1Raconter sa vie « en direct » à un auditoire qui n’a rien demandé et qui en subit le récit est devenu, par la (dis)grâce des téléphones cellulaires, une pratique sociale caractéristique de notre époque. Si parler de soi n’est plus tout à fait « l’entreprise qui n’eut jamais d’exemple » annoncée par Jean-Jacques Rousseau dans ses Confessions, le genre demeure quand même, lorsqu’il passe par l’écrit, réservé à des personnes jouissant d’une certaine notoriété, voire d’un beau brin de plume, à défaut du secours d’un « nègre » spécialiste de l’exercice.
2Mais raconter sa vie peut aussi répondre à des motivations généreuses et à la préoccupation de ne pas laisser se dissiper à jamais un présent, par nature, volatile. En témoigne l’atelier Transmission proposé récemment dans le cadre des activités de la Maison ouverte [1], une association de quartier fondée en 2003 qui offre deux sites, dans le 12e et le 14e arrondissement de Paris.
3La volonté de donner un objet issu de soi à un destinataire dont on ne sait pas forcément qui il sera ni s’il s’y intéressera est à l’origine d’un atelier d’écriture et de parole centré sur la transmission qui a réuni, pendant sept séances, une douzaine de personnes pour un travail sur le lien entre histoire singulière et histoire collective. Pour la plupart sans expérience préalable de l’expression écrite, elles étaient soucieuses de laisser « derrière elles » un album rassemblant des textes, des images, des photos, des documents de tous ordres, tous éléments significatifs d’histoires singulières reliées à d’autres vies qui les ont précédées, qui leur ont été contemporaines ou qui viendront après la leur.
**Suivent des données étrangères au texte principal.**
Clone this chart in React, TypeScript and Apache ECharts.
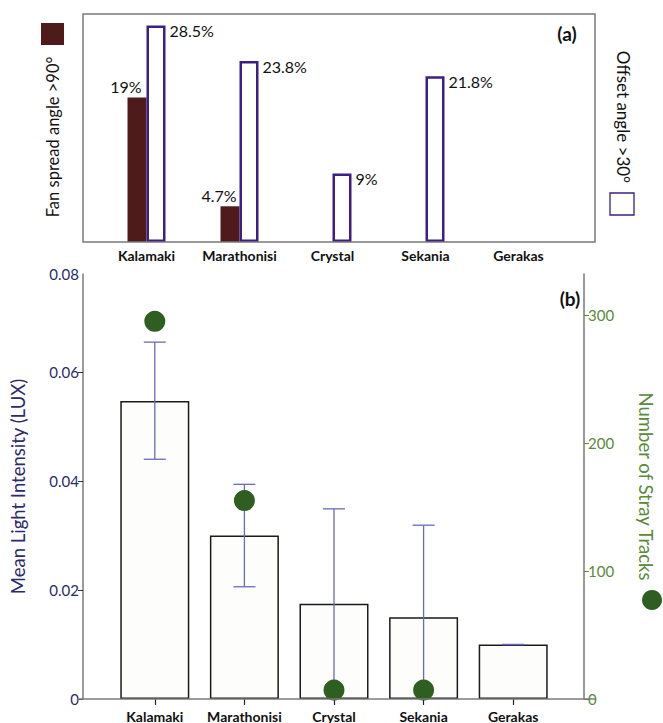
import React, { useEffect, useRef } from "react";
import * as echarts from "echarts";

const categories = ["Kalamaki", "Marathonisi", "Crystal", "Sekania", "Gerakas"];
// Panel (a)
const fanSpread = [19, 4.7, null, null, null];
const offsetAngle = [28.5, 23.8, 9, 21.8, null];
// Panel (b)
const meanLight = [0.0547, 0.030, 0.0175, 0.015, 0.010];
const errLow = [0.044, 0.0206, 0, 0, 0.010];
const errHigh = [0.0655, 0.0394, 0.0349, 0.0319, 0.010];
const strayTracks = [295, 155, 7, 7, null];
// tick values
const lightTicks = [0, 0.02, 0.04, 0.06];
const lightLabels = [0, 0.02, 0.04, 0.06, 0.078];
const trackTicks = [0, 100, 200, 300];

const FONT = "Lato, 'Open Sans', sans-serif";
const MAROON = "#4f1a1a";
const PURPLE = "#3d1e86";
const NAVY = "#2c2a6b";
const GREEN_TXT = "#5a8a3a";
const GREEN_DOT = "#2f5f20";
const ERR = "#6a6ab8";
const GREY = "#7a7a7a";

export default function App() {
  const ref = useRef<HTMLDivElement>(null);
  useEffect(() => {
    if (!ref.current) return;
    const chart = echarts.init(ref.current, null, { renderer: "svg" });
    const errData = categories.map((_, i) => [i, errLow[i], errHigh[i]]);
    chart.setOption({
      animation: false,
      textStyle: { fontFamily: FONT },
      grid: [
        { left: 100, top: 14, width: 465, height: 228 },
        { left: 110, top: 274, width: 460, height: 425 },
      ],
      xAxis: [
        {
          type: "category",
          gridIndex: 0,
          data: categories,
          axisLine: { show: false },
          axisTick: { show: false },
          axisLabel: { interval: 0, hideOverlap: false, fontFamily: FONT, fontWeight: "bold", fontSize: 14, color: "#111", margin: 6 },
        },
        {
          type: "category",
          gridIndex: 1,
          data: categories,
          axisLine: { show: false },
          axisTick: { show: true, alignWithLabel: true, length: 6, lineStyle: { color: "#222", width: 1.2 } },
          axisLabel: { interval: 0, hideOverlap: false, fontFamily: FONT, fontWeight: "bold", fontSize: 14, color: "#111", margin: 10 },
        },
      ],
      yAxis: [
        { type: "value", gridIndex: 0, min: 0, max: 30, show: false },
        {
          type: "value",
          gridIndex: 1,
          position: "left",
          offset: 27,
          min: 0,
          max: 0.078,
          interval: 0.02,
          splitLine: { show: false },
          axisLine: { show: true, lineStyle: { color: GREY, width: 1.5 } },
          axisTick: { show: true, length: 5, customValues: lightTicks, lineStyle: { color: NAVY } },
          axisLabel: {
            fontFamily: FONT,
            fontSize: 15,
            color: NAVY,
            margin: 4,
            customValues: lightLabels,
            formatter: (v: number) => (v === 0 ? "0" : v > 0.07 ? "0.08" : v.toFixed(2)),
          },
          name: "Mean Light Intensity (LUX)",
          nameLocation: "middle",
          nameRotate: 90,
          nameGap: 56,
          nameTextStyle: { fontFamily: FONT, fontSize: 18.5, color: NAVY },
        },
        {
          type: "value",
          gridIndex: 1,
          position: "right",
          offset: 26,
          min: 0,
          max: 332,
          interval: 100,
          splitLine: { show: false },
          axisLine: { show: true, lineStyle: { color: GREY, width: 1.5 } },
          axisTick: { show: true, length: 5, customValues: trackTicks, lineStyle: { color: GREEN_TXT } },
          axisLabel: {
            fontFamily: FONT,
            fontSize: 15,
            color: GREEN_TXT,
            margin: 4,
            customValues: trackTicks,
            formatter: (v: number) => (v % 100 === 0 ? String(v) : ""),
          },
          name: "Number of Stray Tracks",
          nameLocation: "middle",
          nameRotate: -90,
          nameGap: 52,
          nameTextStyle: { fontFamily: FONT, fontSize: 18.5, color: GREEN_TXT },
        },
      ],
      series: [
        {
          name: "Fan spread angle >90°",
          type: "bar",
          xAxisIndex: 0,
          yAxisIndex: 0,
          data: fanSpread,
          barWidth: 19,
          barGap: "0%",
          itemStyle: { color: MAROON },
          label: {
            show: true,
            position: "top",
            distance: 3,
            offset: [-11, 0],
            fontFamily: FONT,
            fontSize: 16,
            color: "#111",
            formatter: (p: any) => `${p.value}%`,
          },
        },
        {
          name: "Offset angle >30°",
          type: "bar",
          xAxisIndex: 0,
          yAxisIndex: 0,
          data: offsetAngle,
          barWidth: 19,
          barGap: "0%",
          itemStyle: { color: "#ffffff", borderColor: PURPLE, borderWidth: 2.5 },
          label: {
            show: true,
            position: [23, 5],
            align: "left",
            verticalAlign: "middle",
            fontFamily: FONT,
            fontSize: 16,
            color: "#111",
            formatter: (p: any) => `${p.value}%`,
          },
        },
        {
          name: "Mean Light Intensity",
          type: "bar",
          xAxisIndex: 1,
          yAxisIndex: 1,
          data: meanLight,
          barWidth: 69,
          itemStyle: { color: "#fdfdfb", borderColor: "#1a1a1a", borderWidth: 1.5 },
          z: 2,
        },
        {
          name: "Error",
          type: "custom",
          xAxisIndex: 1,
          yAxisIndex: 1,
          data: errData,
          z: 3,
          renderItem: (params: any, api: any) => {
            const x = api.value(0);
            const lo = api.coord([x, api.value(1)]);
            const hi = api.coord([x, api.value(2)]);
            const half = 11;
            const style = { stroke: ERR, lineWidth: 1.3 };
            const children: any[] = [
              { type: "line", shape: { x1: hi[0], y1: hi[1], x2: lo[0], y2: lo[1] }, style },
              { type: "line", shape: { x1: hi[0] - half, y1: hi[1], x2: hi[0] + half, y2: hi[1] }, style },
            ];
            if (api.value(1) > 0) {
              children.push({ type: "line", shape: { x1: lo[0] - half, y1: lo[1], x2: lo[0] + half, y2: lo[1] }, style });
            }
            return { type: "group", children };
          },
        },
        {
          name: "Number of Stray Tracks",
          type: "scatter",
          xAxisIndex: 1,
          yAxisIndex: 2,
          data: strayTracks,
          symbol: "circle",
          symbolSize: 21,
          itemStyle: { color: GREEN_DOT, opacity: 1 },
          z: 5,
        },
      ],
      graphic: [
        // frame of panel (a)
        { type: "rect", shape: { x: 83, y: 14, width: 512, height: 228 }, style: { fill: "none", stroke: GREY, lineWidth: 1.5 }, z: 10 },
        // bottom axis line of panel (b)
        { type: "line", shape: { x1: 77, y1: 699, x2: 596, y2: 699 }, style: { stroke: GREY, lineWidth: 1.5 }, z: 10 },
        // legend (a) left
        { type: "rect", shape: { x: 41, y: 23, width: 23, height: 22 }, style: { fill: MAROON } },
        {
          type: "text",
          x: 53,
          y: 137,
          rotation: Math.PI / 2,
          style: { text: "Fan spread angle >90°", fontFamily: FONT, fontSize: 16.5, fill: "#111", align: "center", verticalAlign: "middle" },
        },
        // legend (a) right
        { type: "rect", shape: { x: 610, y: 193, width: 24, height: 22 }, style: { fill: "#fff", stroke: PURPLE, lineWidth: 1.3 } },
        {
          type: "text",
          x: 623,
          y: 117,
          rotation: -Math.PI / 2,
          style: { text: "Offset angle >30°", fontFamily: FONT, fontSize: 17, fill: "#111", align: "center", verticalAlign: "middle" },
        },
        // panel letters
        { type: "text", x: 567, y: 33, style: { text: "(a)", fontFamily: FONT, fontSize: 19, fontWeight: "bold", fill: "#111", align: "center", verticalAlign: "middle" } },
        { type: "text", x: 570, y: 298, style: { text: "(b)", fontFamily: FONT, fontSize: 19, fontWeight: "bold", fill: "#111", align: "center", verticalAlign: "middle" } },
        // marker next to right axis name
        { type: "circle", shape: { cx: 652, cy: 600, r: 10 }, style: { fill: GREEN_DOT } },
      ],
    });
    return () => chart.dispose();
  }, []);
  return <div ref={ref} style={{ width: 663, height: 723, position: "absolute", left: 0, top: 0, background: "#fff" }} />;
}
4Derrière cet effort, dont on perçoit le caractère intime et dont on devine de quelles tensions il s’est parfois accompagné, se révèle le désir de transmettre des témoignages de moments de l’existence que l’on a vécue, d’événements grands ou petits mais significatifs pour ceux qui les mettent en récit ; l’envie, aussi, de lancer des « bouteilles à la mort » à l’intention de ceux « qui après nous vivront », afin qu’ils sachent ce qu’ont été les émotions, les espoirs, les enthousiasmes et les valeurs de ceux qui ont composé ces recueils.
5Tous les participants à l’atelier, souligne Lise Mingasson, l’animatrice (et rédactrice en chef d’Informations sociales de 1992 à 2008) qui a accompagné le travail du groupe, n’avaient pas forcément une descendance identifiée (enfants, petits-enfants, neveux, cousins...) à laquelle l’ouvrage serait « naturellement » destiné. C’est cette incertitude quant à l’identité des lecteurs potentiels qui confère ici à la transmission son sens le plus large, au-delà de la filiation, et l’inscrit dans une dimension théorique qui en appelle à la continuité sociale, à l’héritage non seulement génétique ou matériel mais aussi symbolique, affectif et culturel.
6L’analyse de la démarche [2], au fil de laquelle on croise Vladimir Jankélévitch, Roland Barthes et Paul Ricœur, dévoile la complexité et la richesse d’un phénomène qui relève de plusieurs sciences humaines, comme l’anthropologie ou la psychanalyse, et qui constitue surtout une démonstration de la pertinence de la sociologie clinique telle qu’elle a été expérimentée en France par Vincent de Gaulejac ou Roselyne Orofiamma.